──────── DATASET ────────

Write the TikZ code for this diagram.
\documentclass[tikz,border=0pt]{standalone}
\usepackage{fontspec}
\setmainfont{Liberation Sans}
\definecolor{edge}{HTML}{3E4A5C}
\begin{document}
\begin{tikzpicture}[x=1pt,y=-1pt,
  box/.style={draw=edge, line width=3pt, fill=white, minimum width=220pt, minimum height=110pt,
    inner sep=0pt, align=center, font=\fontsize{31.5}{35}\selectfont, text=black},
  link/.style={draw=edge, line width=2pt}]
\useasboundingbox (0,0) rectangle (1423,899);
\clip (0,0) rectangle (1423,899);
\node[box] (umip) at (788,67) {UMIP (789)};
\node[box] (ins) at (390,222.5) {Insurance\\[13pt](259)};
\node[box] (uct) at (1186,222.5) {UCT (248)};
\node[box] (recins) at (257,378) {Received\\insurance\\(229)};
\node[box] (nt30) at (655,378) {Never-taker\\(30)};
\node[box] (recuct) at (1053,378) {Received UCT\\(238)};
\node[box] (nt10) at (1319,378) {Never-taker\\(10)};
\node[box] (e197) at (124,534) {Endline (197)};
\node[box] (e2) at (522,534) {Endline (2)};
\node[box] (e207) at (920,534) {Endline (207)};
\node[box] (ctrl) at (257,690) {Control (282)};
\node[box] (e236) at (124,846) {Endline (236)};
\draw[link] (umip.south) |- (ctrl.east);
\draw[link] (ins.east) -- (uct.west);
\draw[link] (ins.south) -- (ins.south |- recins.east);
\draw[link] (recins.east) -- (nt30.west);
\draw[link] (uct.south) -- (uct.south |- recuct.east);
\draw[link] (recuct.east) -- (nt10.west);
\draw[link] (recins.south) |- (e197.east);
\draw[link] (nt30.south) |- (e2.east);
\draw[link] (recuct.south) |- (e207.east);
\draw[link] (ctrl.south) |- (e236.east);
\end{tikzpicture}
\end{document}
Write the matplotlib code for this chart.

────────

**EXERCISE DIRECTIONS:**
Extract all of the data exactly as written.

**WORKED SOLUTION:**
Write the TikZ code for this diagram.
\documentclass[tikz,border=0pt]{standalone}
\usepackage{fontspec}
\setmainfont{Liberation Sans}
\definecolor{edge}{HTML}{3E4A5C}
\begin{document}
\begin{tikzpicture}[x=1pt,y=-1pt,
  box/.style={draw=edge, line width=3pt, fill=white, minimum width=220pt, minimum height=110pt,
    inner sep=0pt, align=center, font=\fontsize{31.5}{35}\selectfont, text=black},
  link/.style={draw=edge, line width=2pt}]
\useasboundingbox (0,0) rectangle (1423,899);
\clip (0,0) rectangle (1423,899);
\node[box] (umip) at (788,67) {UMIP (789)};
\node[box] (ins) at (390,222.5) {Insurance\\[13pt](259)};
\node[box] (uct) at (1186,222.5) {UCT (248)};
\node[box] (recins) at (257,378) {Received\\insurance\\(229)};
\node[box] (nt30) at (655,378) {Never-taker\\(30)};
\node[box] (recuct) at (1053,378) {Received UCT\\(238)};
\node[box] (nt10) at (1319,378) {Never-taker\\(10)};
\node[box] (e197) at (124,534) {Endline (197)};
\node[box] (e2) at (522,534) {Endline (2)};
\node[box] (e207) at (920,534) {Endline (207)};
\node[box] (ctrl) at (257,690) {Control (282)};
\node[box] (e236) at (124,846) {Endline (236)};
\draw[link] (umip.south) |- (ctrl.east);
\draw[link] (ins.east) -- (uct.west);
\draw[link] (ins.south) -- (ins.south |- recins.east);
\draw[link] (recins.east) -- (nt30.west);
\draw[link] (uct.south) -- (uct.south |- recuct.east);
\draw[link] (recuct.east) -- (nt10.west);
\draw[link] (recins.south) |- (e197.east);
\draw[link] (nt30.south) |- (e2.east);
\draw[link] (recuct.south) |- (e207.east);
\draw[link] (ctrl.south) |- (e236.east);
\end{tikzpicture}
\end{document}
Write the matplotlib code for this chart.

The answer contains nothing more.